I would like my Oracle rows to be sorted in the exact ascending order of my composite primary key (WORK_DATE, EMP_ID). In SQL Server, creating a clustered index easily and magically solves the problem. At first glance, Oracle's ORGANIZATION INDEX (or IOT) seemed to offer a workable solution, but it does not.
The following DDL illustrates the problem.
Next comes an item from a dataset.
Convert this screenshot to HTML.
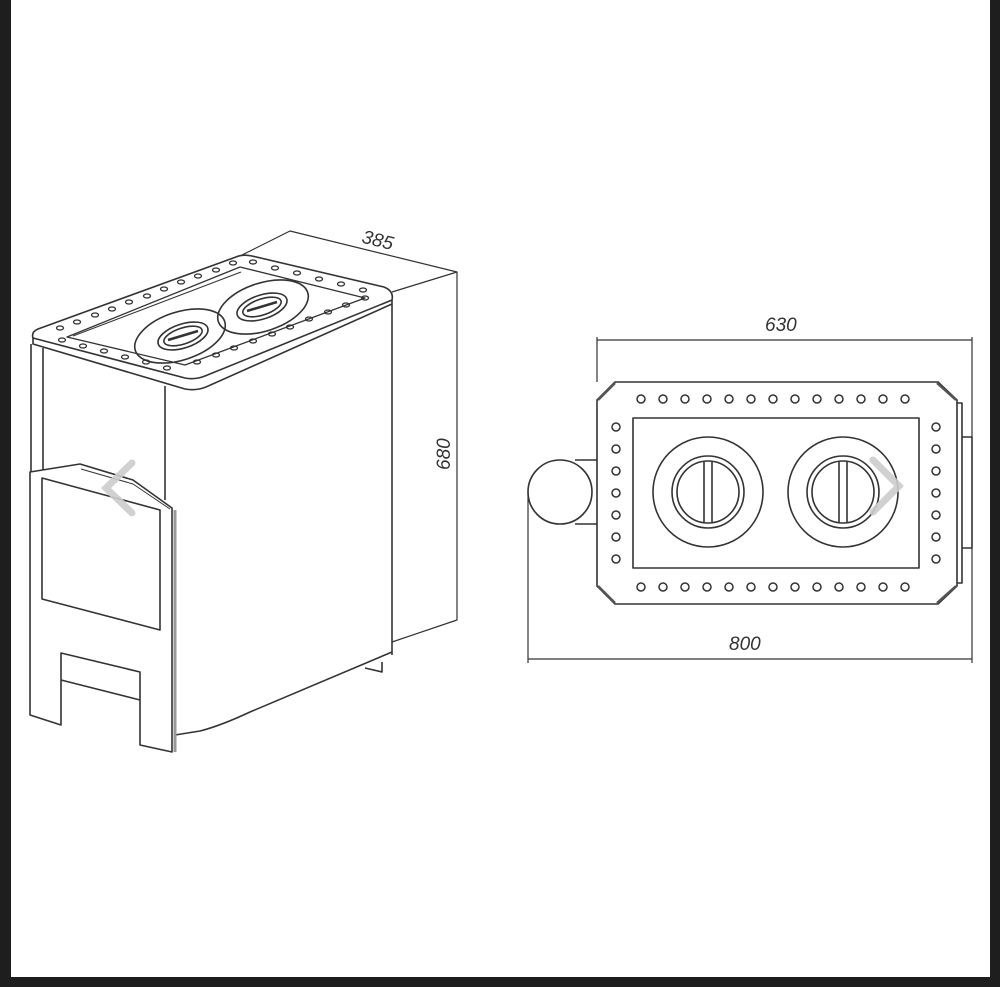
<!DOCTYPE html>
<html><head><meta charset="utf-8"><style>
html,body{margin:0;padding:0;background:#1e1e1e}
.wrap{position:absolute;left:11px;top:0;width:979px;height:977px;background:#fff}
svg{position:absolute;left:0;top:0}
text{font-family:"Liberation Sans",sans-serif;font-style:italic;fill:#333;font-size:19px}
</style></head><body>
<div class="wrap"></div>
<svg width="1000" height="987" viewBox="0 0 1000 987">
<g fill="none" stroke="#333" stroke-width="1.6" stroke-linejoin="round">
<!-- dimension 385 -->
<path d="M240 256 L290 231 L457 272" stroke-width="1.2"/>
<path d="M392 292 L457 272 L457 620 L392 642" stroke-width="1.2"/>
<!-- top plate -->
<path d="M33 338 Q31 332 38 329 L236 257 Q243 254 252 256 L384 287 Q394 291 392 300 L205 376 Q195 380 185 378 Z"/>
<path d="M33 338 L33 344 L185 389 Q196 391 206 387 L392 304 L392 300"/>
<!-- inner frame -->
<path d="M67 337 L240 267 L365 298 L185 365 Z" stroke-width="1.3"/>
<path d="M73 336 L241 272" stroke-width="1"/>
<!-- burners -->
<ellipse cx="180" cy="336" rx="47" ry="24" transform="rotate(-18 180 336)"/>
<ellipse cx="263" cy="307" rx="47" ry="24" transform="rotate(-18 263 307)"/>
<ellipse cx="183" cy="336" rx="26" ry="12" transform="rotate(-18 183 336)"/>
<ellipse cx="183" cy="336" rx="20" ry="8" transform="rotate(-18 183 336)"/>
<ellipse cx="262" cy="307" rx="26" ry="12" transform="rotate(-18 262 307)"/>
<ellipse cx="262" cy="307" rx="20" ry="8" transform="rotate(-18 262 307)"/>
<path d="M168 340 L198 331 M247 311 L277 302" stroke-width="2.5"/>
<!-- body -->
<path d="M31 344 L31 472 M43 348 L43 470"/>
<path d="M165 386 L165 500"/>
<path d="M392 304 L392 655"/>
<path d="M175 735 L200 731 Q220 726 250 712 L392 652"/>
<path d="M365 668 L382 672 L382 662"/>
<!-- door / front panel -->
<path d="M30 472 L30 715 L61 725 L61 653 L140 672 L140 745 L172 752 L172 508 L133 480 L80 464 Z"/>
<path d="M175 510 L175 752" stroke="#999" stroke-width="3"/>
<path d="M81 469 L133 484 L170 509" stroke-width="1"/>
<path d="M42 478 L160 510 L160 630 L42 599 Z"/>
<path d="M61 680 L140 700"/>
</g>
<g fill="none" stroke="#333" stroke-width="1.3">
<g>
<ellipse cx="60" cy="328" rx="3.5" ry="2"/><ellipse cx="77" cy="322" rx="3.5" ry="2"/><ellipse cx="95" cy="315" rx="3.5" ry="2"/><ellipse cx="112" cy="309" rx="3.5" ry="2"/><ellipse cx="129" cy="302" rx="3.5" ry="2"/><ellipse cx="147" cy="296" rx="3.5" ry="2"/><ellipse cx="164" cy="289" rx="3.5" ry="2"/><ellipse cx="181" cy="282" rx="3.5" ry="2"/><ellipse cx="198" cy="276" rx="3.5" ry="2"/><ellipse cx="216" cy="270" rx="3.5" ry="2"/><ellipse cx="233" cy="263" rx="3.5" ry="2"/>
<ellipse cx="253" cy="262" rx="3.5" ry="2"/><ellipse cx="275" cy="268" rx="3.5" ry="2"/><ellipse cx="297" cy="273" rx="3.5" ry="2"/><ellipse cx="319" cy="279" rx="3.5" ry="2"/><ellipse cx="341" cy="284" rx="3.5" ry="2"/><ellipse cx="363" cy="290" rx="3.5" ry="2"/>
<ellipse cx="62" cy="340" rx="3.5" ry="2"/><ellipse cx="83" cy="346" rx="3.5" ry="2"/><ellipse cx="104" cy="351" rx="3.5" ry="2"/><ellipse cx="125" cy="357" rx="3.5" ry="2"/><ellipse cx="146" cy="362" rx="3.5" ry="2"/><ellipse cx="167" cy="368" rx="3.5" ry="2"/>
<ellipse cx="197" cy="362" rx="3.5" ry="2"/><ellipse cx="216" cy="355" rx="3.5" ry="2"/><ellipse cx="234" cy="348" rx="3.5" ry="2"/><ellipse cx="253" cy="341" rx="3.5" ry="2"/><ellipse cx="272" cy="334" rx="3.5" ry="2"/><ellipse cx="290" cy="327" rx="3.5" ry="2"/><ellipse cx="309" cy="319" rx="3.5" ry="2"/><ellipse cx="328" cy="312" rx="3.5" ry="2"/><ellipse cx="346" cy="305" rx="3.5" ry="2"/><ellipse cx="365" cy="298" rx="3.5" ry="2"/>
</g>
</g>
<text x="362" y="247" transform="rotate(14 380 240)">385</text>
<text x="0" y="0" transform="translate(450 470) rotate(-90)">680</text>

<!-- right view -->
<g fill="none" stroke="#333" stroke-width="1.6" stroke-linejoin="round">
<path d="M597 337 L597 382 M972 337 L972 437 M597 340 L972 340" stroke-width="1.2"/>
<path d="M528 492 L528 663 M972 548 L972 663 M528 659 L972 659" stroke-width="1.2"/>
<path d="M615 382 L938 382 L957 400 L957 586 L938 604 L615 604 L597 586 L597 400 Z"/>
<path d="M598 400 L615 383 M937 383 L956 400 M598 586 L615 603 M937 603 L956 586" stroke-width="2.5" stroke="#555"/>
<path d="M957 403 L962 403 L962 583 L957 583"/>
<path d="M962 437 L972 437 L972 548 L962 548"/>
<rect x="633" y="418" width="286" height="150"/>
<circle cx="560" cy="492" r="32"/>
<path d="M575 460 L597 460 M575 524 L597 524"/>
<circle cx="708" cy="492" r="55"/><circle cx="843" cy="492" r="55"/>
<circle cx="708" cy="492" r="36"/><circle cx="708" cy="492" r="31"/>
<circle cx="843" cy="492" r="36"/><circle cx="843" cy="492" r="31"/>
<path d="M704 462 L704 522 M712 462 L712 522 M839 462 L839 522 M847 462 L847 522"/>
</g>
<g fill="none" stroke="#333" stroke-width="1.5">
<circle cx="641" cy="399" r="4"/><circle cx="663" cy="399" r="4"/><circle cx="685" cy="399" r="4"/><circle cx="707" cy="399" r="4"/><circle cx="729" cy="399" r="4"/><circle cx="751" cy="399" r="4"/><circle cx="773" cy="399" r="4"/><circle cx="795" cy="399" r="4"/><circle cx="817" cy="399" r="4"/><circle cx="839" cy="399" r="4"/><circle cx="861" cy="399" r="4"/><circle cx="883" cy="399" r="4"/><circle cx="905" cy="399" r="4"/>
<circle cx="641" cy="587" r="4"/><circle cx="663" cy="587" r="4"/><circle cx="685" cy="587" r="4"/><circle cx="707" cy="587" r="4"/><circle cx="729" cy="587" r="4"/><circle cx="751" cy="587" r="4"/><circle cx="773" cy="587" r="4"/><circle cx="795" cy="587" r="4"/><circle cx="817" cy="587" r="4"/><circle cx="839" cy="587" r="4"/><circle cx="861" cy="587" r="4"/><circle cx="883" cy="587" r="4"/><circle cx="905" cy="587" r="4"/>
<circle cx="616" cy="427" r="4"/><circle cx="616" cy="449" r="4"/><circle cx="616" cy="471" r="4"/><circle cx="616" cy="493" r="4"/><circle cx="616" cy="515" r="4"/><circle cx="616" cy="537" r="4"/><circle cx="616" cy="559" r="4"/>
<circle cx="936" cy="427" r="4"/><circle cx="936" cy="449" r="4"/><circle cx="936" cy="471" r="4"/><circle cx="936" cy="493" r="4"/><circle cx="936" cy="515" r="4"/><circle cx="936" cy="537" r="4"/><circle cx="936" cy="559" r="4"/>
</g>
<text x="765" y="331">630</text>
<text x="729" y="650">800</text>
<!-- nav chevrons -->
<path d="M132 463 L106 488 L132 513" fill="none" stroke="#ccc" stroke-width="7" stroke-linecap="round" opacity="0.9"/>
<path d="M873 460 L899 486 L873 512" fill="none" stroke="#ccc" stroke-width="7" stroke-linecap="round" opacity="0.9"/>
</svg>
</body></html>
I have made the data as realistic as possible, particularly the fact that I have a sizable VARCHAR field that varies in size from row-to-row (which presumably discourages Oracle from reordering the storage of the rows).
I am seeking a solution that causes rows to be stored in the manner as that of Query #2's output without ad-hoc users having to add an "ORDER BY 1, 2". I have clumsy users that forget to add the ORDER BY statement and they CTRL+END to the bottom, thinking they are grabbing the most recent WORK_DATE. I do not want to solve this by creating a view that contains an embedded ORDER BY statement. Can you suggest a correction to the DDL statement? Perhaps I need additional clauses or parameters after the "ORGANIZATION INDEX" keywords? Thanks for you assistance.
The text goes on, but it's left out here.